Required task = Write out each line that follows exactly as it stands, without the pictures.

Stored data =
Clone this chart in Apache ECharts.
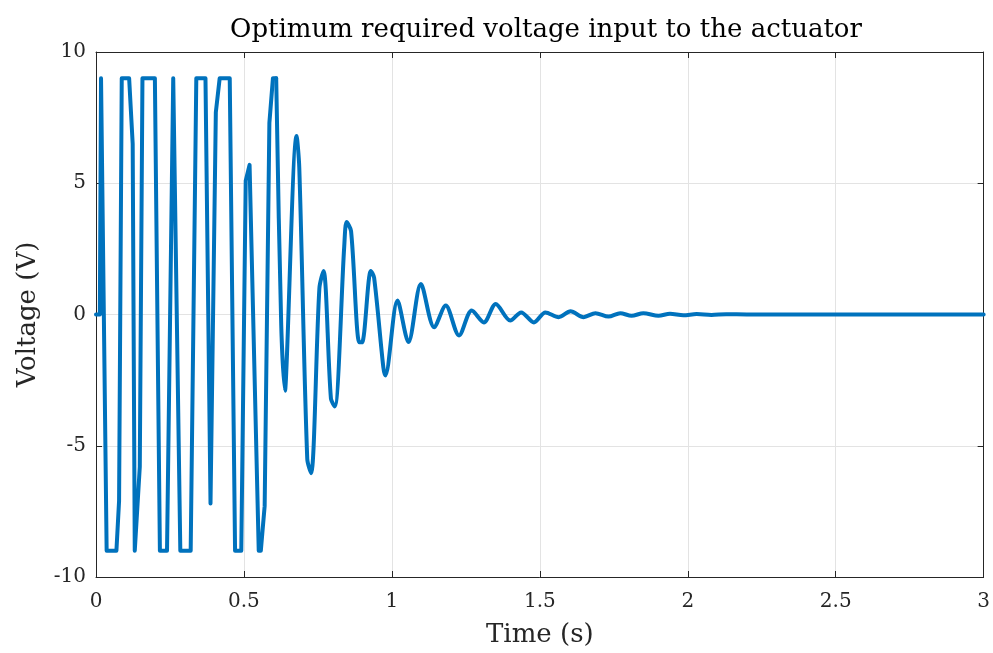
<!DOCTYPE html>
<html>
<head>
<meta charset="utf-8">
<script src="https://cdn.jsdelivr.net/npm/echarts@6/dist/echarts.min.js"></script>
<style>
    html, body { margin: 0; padding: 0; background: #fff; }
    #chart { width: 993px; height: 653px; }
</style>
</head>
<body>
<div id="chart"></div>
<script>
// time (s) and voltage (V) at the corners / peaks of the trace
let time_s = [
    0, 0.013, 0.017, 0.036, 0.069, 0.078, 0.087, 0.112, 0.124, 0.131,
    0.136, 0.148, 0.157, 0.199, 0.216, 0.240, 0.261, 0.264, 0.285, 0.320,
    0.339, 0.370, 0.387, 0.405, 0.418, 0.452, 0.470, 0.491, 0.506, 0.519,
    0.550, 0.557, 0.570, 0.586, 0.598, 0.609, 0.626, 0.639, 0.643, 0.678,
    0.687, 0.714, 0.727, 0.755, 0.769, 0.794, 0.807, 0.839, 0.847, 0.862,
    0.890, 0.899, 0.929, 0.940, 0.971, 0.978, 1.019, 1.056, 1.098, 1.143,
    1.182, 1.227, 1.270, 1.311, 1.351, 1.400, 1.437, 1.480, 1.519, 1.564,
    1.604, 1.648, 1.688, 1.732, 1.772, 1.810, 1.850, 1.901, 1.940, 1.985,
    2.030, 2.080, 2.130, 2.200, 3.000
]
let volt = [
    0, 0, 9, -9, -9, -7.1, 9, 9, 6.5, -9,
    -9, -5.8, 9, 9, -9, -9, 9, 9, -9, -9,
    9, 9, -7.2, 7.7, 9, 9, -9, -9, 5.1, 5.7,
    -9, -9, -7.3, 7.3, 9, 9, -0.4, -2.9, -2.2, 6.8,
    5.6, -5.5, -6.05, 1.0, 1.66, -3.2, -3.5, 2.6, 3.52, 3.18,
    -1.06, -1.06, 1.66, 1.4, -2.0, -2.32, 0.53, -1.05, 1.16, -0.49,
    0.34, -0.8, 0.15, -0.3, 0.4, -0.23, 0.08, -0.3, 0.08, -0.1,
    0.12, -0.1, 0.05, -0.08, 0.05, -0.05, 0.05, -0.05, 0.03, -0.03,
    0.015, -0.015, 0.01, 0, 0
]

let x_ticks = { min: 0, max: 3, step: 0.5 }
let y_ticks = { min: -10, max: 10, step: 5 }

// saturated part drawn straight, the decaying ringing drawn smooth
let split_t = 0.609
let trace_sat = []
let trace_ring = []
for (let i = 0; i < time_s.length; i++) {
    if (time_s[i] <= split_t) trace_sat.push([time_s[i], volt[i]])
    if (time_s[i] >= split_t) trace_ring.push([time_s[i], volt[i]])
}

const serif = 'DejaVu Serif'
const frame = '#262626'
const blue = '#0072BD'

function frame_axis(pos, ticks, show_grid, show_label) {
    return {
        type: 'value',
        position: pos,
        min: ticks.min,
        max: ticks.max,
        interval: ticks.step,
        axisLine: { show: true, onZero: false, lineStyle: { color: frame, width: 1 } },
        axisTick: { show: true, inside: true, length: 6, lineStyle: { color: frame } },
        axisLabel: {
            show: show_label,
            color: '#262626',
            fontFamily: serif,
            fontSize: 20
        },
        splitLine: { show: show_grid, lineStyle: { color: '#e3e3e3', width: 1 } }
    }
}

let x_bottom = frame_axis('bottom', x_ticks, true, true)
x_bottom.name = 'Time (s)'
x_bottom.nameLocation = 'middle'
x_bottom.nameGap = 45
x_bottom.nameTextStyle = { fontFamily: serif, fontSize: 26, color: '#262626' }
x_bottom.axisLabel.margin = 15

let y_left = frame_axis('left', y_ticks, true, true)
y_left.name = 'Voltage (V)'
y_left.nameLocation = 'middle'
y_left.nameGap = 55
y_left.nameTextStyle = { fontFamily: serif, fontSize: 26, color: '#262626' }
y_left.axisLabel.margin = 10

let line_style = { color: blue, width: 4, join: 'round', cap: 'round' }

let option = {
    animation: false,
    backgroundColor: '#fff',
    title: {
        text: 'Optimum required voltage input to the actuator',
        left: 541,
        top: 12,
        textAlign: 'center',
        textStyle: { fontFamily: serif, fontSize: 26, fontWeight: 'normal', color: '#000' }
    },
    grid: { left: 96, right: 7, top: 52, bottom: 73 },
    xAxis: [x_bottom, frame_axis('top', x_ticks, false, false)],
    yAxis: [y_left, frame_axis('right', y_ticks, false, false)],
    series: [
        {
            name: 'Voltage',
            type: 'line',
            data: trace_sat,
            showSymbol: false,
            lineStyle: line_style,
            itemStyle: { color: blue }
        },
        {
            name: 'Voltage ringing',
            type: 'line',
            data: trace_ring,
            smooth: 0.3,
            showSymbol: false,
            lineStyle: line_style,
            itemStyle: { color: blue }
        }
    ]
}

const dom = document.getElementById('chart')
const myChart = echarts.init(dom, null, { renderer: 'canvas' })
myChart.setOption(option, true)
</script>
</body>
</html>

Reply to the task =
Clone this chart in Apache ECharts.
<!DOCTYPE html>
<html>
<head>
<meta charset="utf-8">
<script src="https://cdn.jsdelivr.net/npm/echarts@6/dist/echarts.min.js"></script>
<style>
    html, body { margin: 0; padding: 0; background: #fff; }
    #chart { width: 993px; height: 653px; }
</style>
</head>
<body>
<div id="chart"></div>
<script>
// time (s) and voltage (V) at the corners / peaks of the trace
let time_s = [
    0, 0.013, 0.017, 0.036, 0.069, 0.078, 0.087, 0.112, 0.124, 0.131,
    0.136, 0.148, 0.157, 0.199, 0.216, 0.240, 0.261, 0.264, 0.285, 0.320,
    0.339, 0.370, 0.387, 0.405, 0.418, 0.452, 0.470, 0.491, 0.506, 0.519,
    0.550, 0.557, 0.570, 0.586, 0.598, 0.609, 0.626, 0.639, 0.643, 0.678,
    0.687, 0.714, 0.727, 0.755, 0.769, 0.794, 0.807, 0.839, 0.847, 0.862,
    0.890, 0.899, 0.929, 0.940, 0.971, 0.978, 1.019, 1.056, 1.098, 1.143,
    1.182, 1.227, 1.270, 1.311, 1.351, 1.400, 1.437, 1.480, 1.519, 1.564,
    1.604, 1.648, 1.688, 1.732, 1.772, 1.810, 1.850, 1.901, 1.940, 1.985,
    2.030, 2.080, 2.130, 2.200, 3.000
]
let volt = [
    0, 0, 9, -9, -9, -7.1, 9, 9, 6.5, -9,
    -9, -5.8, 9, 9, -9, -9, 9, 9, -9, -9,
    9, 9, -7.2, 7.7, 9, 9, -9, -9, 5.1, 5.7,
    -9, -9, -7.3, 7.3, 9, 9, -0.4, -2.9, -2.2, 6.8,
    5.6, -5.5, -6.05, 1.0, 1.66, -3.2, -3.5, 2.6, 3.52, 3.18,
    -1.06, -1.06, 1.66, 1.4, -2.0, -2.32, 0.53, -1.05, 1.16, -0.49,
    0.34, -0.8, 0.15, -0.3, 0.4, -0.23, 0.08, -0.3, 0.08, -0.1,
    0.12, -0.1, 0.05, -0.08, 0.05, -0.05, 0.05, -0.05, 0.03, -0.03,
    0.015, -0.015, 0.01, 0, 0
]

let x_ticks = { min: 0, max: 3, step: 0.5 }
let y_ticks = { min: -10, max: 10, step: 5 }

// saturated part drawn straight, the decaying ringing drawn smooth
let split_t = 0.609
let trace_sat = []
let trace_ring = []
for (let i = 0; i < time_s.length; i++) {
    if (time_s[i] <= split_t) trace_sat.push([time_s[i], volt[i]])
    if (time_s[i] >= split_t) trace_ring.push([time_s[i], volt[i]])
}

const serif = 'DejaVu Serif'
const frame = '#262626'
const blue = '#0072BD'

function frame_axis(pos, ticks, show_grid, show_label) {
    return {
        type: 'value',
        position: pos,
        min: ticks.min,
        max: ticks.max,
        interval: ticks.step,
        axisLine: { show: true, onZero: false, lineStyle: { color: frame, width: 1 } },
        axisTick: { show: true, inside: true, length: 6, lineStyle: { color: frame } },
        axisLabel: {
            show: show_label,
            color: '#262626',
            fontFamily: serif,
            fontSize: 20
        },
        splitLine: { show: show_grid, lineStyle: { color: '#e3e3e3', width: 1 } }
    }
}

let x_bottom = frame_axis('bottom', x_ticks, true, true)
x_bottom.name = 'Time (s)'
x_bottom.nameLocation = 'middle'
x_bottom.nameGap = 45
x_bottom.nameTextStyle = { fontFamily: serif, fontSize: 26, color: '#262626' }
x_bottom.axisLabel.margin = 15

let y_left = frame_axis('left', y_ticks, true, true)
y_left.name = 'Voltage (V)'
y_left.nameLocation = 'middle'
y_left.nameGap = 55
y_left.nameTextStyle = { fontFamily: serif, fontSize: 26, color: '#262626' }
y_left.axisLabel.margin = 10

let line_style = { color: blue, width: 4, join: 'round', cap: 'round' }

let option = {
    animation: false,
    backgroundColor: '#fff',
    title: {
        text: 'Optimum required voltage input to the actuator',
        left: 541,
        top: 12,
        textAlign: 'center',
        textStyle: { fontFamily: serif, fontSize: 26, fontWeight: 'normal', color: '#000' }
    },
    grid: { left: 96, right: 7, top: 52, bottom: 73 },
    xAxis: [x_bottom, frame_axis('top', x_ticks, false, false)],
    yAxis: [y_left, frame_axis('right', y_ticks, false, false)],
    series: [
        {
            name: 'Voltage',
            type: 'line',
            data: trace_sat,
            showSymbol: false,
            lineStyle: line_style,
            itemStyle: { color: blue }
        },
        {
            name: 'Voltage ringing',
            type: 'line',
            data: trace_ring,
            smooth: 0.3,
            showSymbol: false,
            lineStyle: line_style,
            itemStyle: { color: blue }
        }
    ]
}

const dom = document.getElementById('chart')
const myChart = echarts.init(dom, null, { renderer: 'canvas' })
myChart.setOption(option, true)
</script>
</body>
</html>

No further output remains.